The town is under great pressure, he says, from the combination of
factory closings and government spending cuts. The school district
recently closed three schools. Five others were closed earlier. "The
province has loads of money for a big party in Vancouver, but no money
for schools," Pankhurst says. "There's something wrong here."
Pankhurst says the town feels abandoned by the provincial
government: "We've been deserted. The simple reality is that people
feel the government is not here to help us."
He is worried for the future of the aluminum smelter: "Rio Tinto is
not doing the maintenance and upgrades needed to keep the smelter
efficient and competitive. It's a rerun of what happened at Eurocan."
What's needed, he says, is a government like Newfoundland's that is
willing to stand up to corporate interests. Last year, the government
of premier Danny Williams blocked the paper giant Abitibi Bowater from
continuing to use its public license to produce and sell electricity
after the company closed the paper mill for which electrical production
rights were originally granted, way back in 1912.
The government obliged the company to sell its electrical facilities
to the province under terms it laid down. (For a full article on this,
see The Bullet #17, January 14, 2009.)
The forest industry in British Columbia is being hammered by a
combination of the collapse of the U.S. housing industry and the
infestation of its pine forests by a native pine beetle.
Rising average winter temperatures and bad tree cutting practices
have caused an epidemic of pine tree destruction by the beetle.
Clear-cutting has degraded the mix of tree species that helped keep the
beetle in harmony with forest ecology, while winter temperatures are no
longer cold enough to kill off larvae (several weeks of continuous
temperatures of minus 20 degrees or colder are required). The pine
forests, a vital source for the sawmilling industry, have all but
disappeared in the province.
The beetle has recently leaped over its traditional geographic
barrier to the east, the Rocky Mountains, and is now spreading
inexorably eastward across the vast northern Canadian forests.
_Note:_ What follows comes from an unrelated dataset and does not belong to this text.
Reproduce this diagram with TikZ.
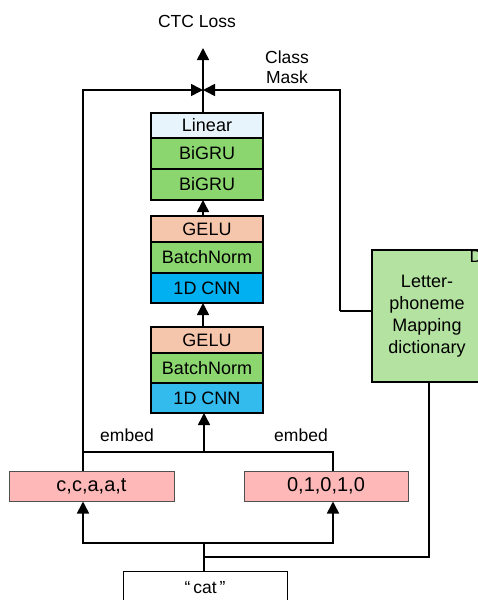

Since it was first elected in 2001, the Liberal Party government in
B.C. has offered the natural resources of the province to the highest
bidders. A mad scramble has opened - drilling for oil and gas in the
north, damming or channelling of hundreds of rivers for 'green'
electrical production, plans for yet more coal and hard rock mines,
regardless of environmental impact, and relentless clear cutting of the
forests.
Coastal ocean waters have not escaped the pillage. Vastly increased
numbers of salmon farms in coastal inlets as well as urban and
industrial development threaten wild stocks of salmon. The salmon are
also threatened by rising ocean temperatures. This year saw a
catastrophic drop in the numbers of certain species of salmon returning
to the spawning grounds of the Fraser River, the world's largest
salmon-spawning river.
The provincial and federal governments are quietly hinting at
lifting the decades-old ban on oil and gas drilling and oil tanker
traffic along BC's coast, one of the richest and most diverse marine
ecologies in the world. U.S. oil and natural gas company Apache has
applied to build a $3 billion natural gas terminal in Kitimat that
would service the rapidly expanding natural gas fields in northern BC
and the tar sands projects in Alberta.